Jasmyn Wimbish, CBS Sports

PARIS -- As the 2024 Olympics approach, Nike unveiled an array of products Team USA as well as other countries will be wearing in the city that will take center stage of the sports world in July. The global event unveiled the uniforms that athletes across basketball, track and field, soccer and skateboarding will be decked out in as they all compete to win a gold medal in Paris.

Janett Nichol, vice president of apparel innovation at Nike, talked about how the 2024 Paris Olympics will serve as a "moment for apparel." Nike's Olympic uniforms were created in conjunction with the Nike Sports Research Lab in Beaverton, Ore.,  where they brought athletes in to go through testing and data collection so that the company could design uniforms that will perform at the highest level.

"On the apparel side, why it's a game-changer for us, is because we've now been able to take athlete insights, along with data and use that algorithm to create something that allows us to get to a level of specificity, fidelity and accuracy that we've never been able to do before," Nichol said.

Sha'Carri Richardson and Rai Benjamin. NIKE

Nike used advanced body scanning and motion capturing to design the most precise uniforms that will fit both men's and women's athletes, as well as those competing in the Paralympics. The company also focused on creating uniforms that are unique to each sport and country. For track and field, Nike created specific kits only for athletes that make it to the final events, something the company has never done before. Those kits have a digitally captured design that represents a runner's body in motion, creating a swirl of color specific to each country's uniform. The athletes who have already seen the kits have already dubbed the design the "party print."

For basketball, the same method of precision and design applies to the uniforms, as Nike wanted to ensure enough breathability, ventilation and mobility. The design is a major departure from what the basketball teams wore at the 2020 Tokyo Olympics. Instead of a color-blocked look for Team USA, for instance, blue and red take center stage, while the side panels display a similar burst of color that the "party print" track uniforms have. A striped and dotted pattern overlays the entire uniform from jersey to shorts, creating a more unique design from what we've seen from Nike's Olympic basketball uniforms in the past.

In addition to the unveiling of the Olympic kits, the company also celebrated the history of Air technology at the Nike Air Immersion space. The space was designed to show the initial creation of the cushioning system that was introduced in the 1978 Nike Tailwind shoe, and took you all the way to the future of one of the most well-known features to exist within the company.


While the cushioning system has existed within shoes across a variety of sports for years, Nike highlighted how it plans to use Air technology in new ways. For sprinters and middle-distance runners at the 2024 Olympic Games, they'll be wearing updated spikes that use Air Zoom units, which will give them more stability while also providing the cushion and boost synonymous with Nike Air. 

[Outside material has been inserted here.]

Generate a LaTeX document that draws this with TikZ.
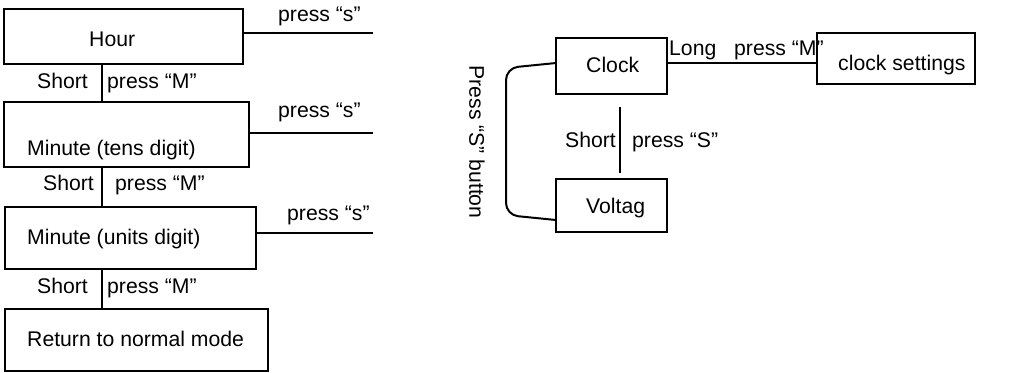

"For our sprinters and our track athletes, they need something that is stable and that they can control, but they want all that energy back on the track," Nike's global running footwear product manager Elliott Heath said. "This comes to life in a dual-chamber pod system that helps create stability as well as capture that force and return it to the athlete...that's what makes Air Zoom different than the other types of Air from Nike is that you're able to put high pressures and really shape that [Air] bag to design around it and deliver the performance that athletes need."


On the field, the same method of applying updated Zoom technology will apply when athletes like French national soccer team player Kylian Mbappe puts on the new Air Zoom Mercurial in July.

Through the new uniforms and footwear, Nike is leaning into the creative side of where sports design and innovation can go, while also building upon its own history. And when the 2024 Paris Olympic Games begin, there will be a slew of athletes decked out in this gear in hopes of winning gold for their country.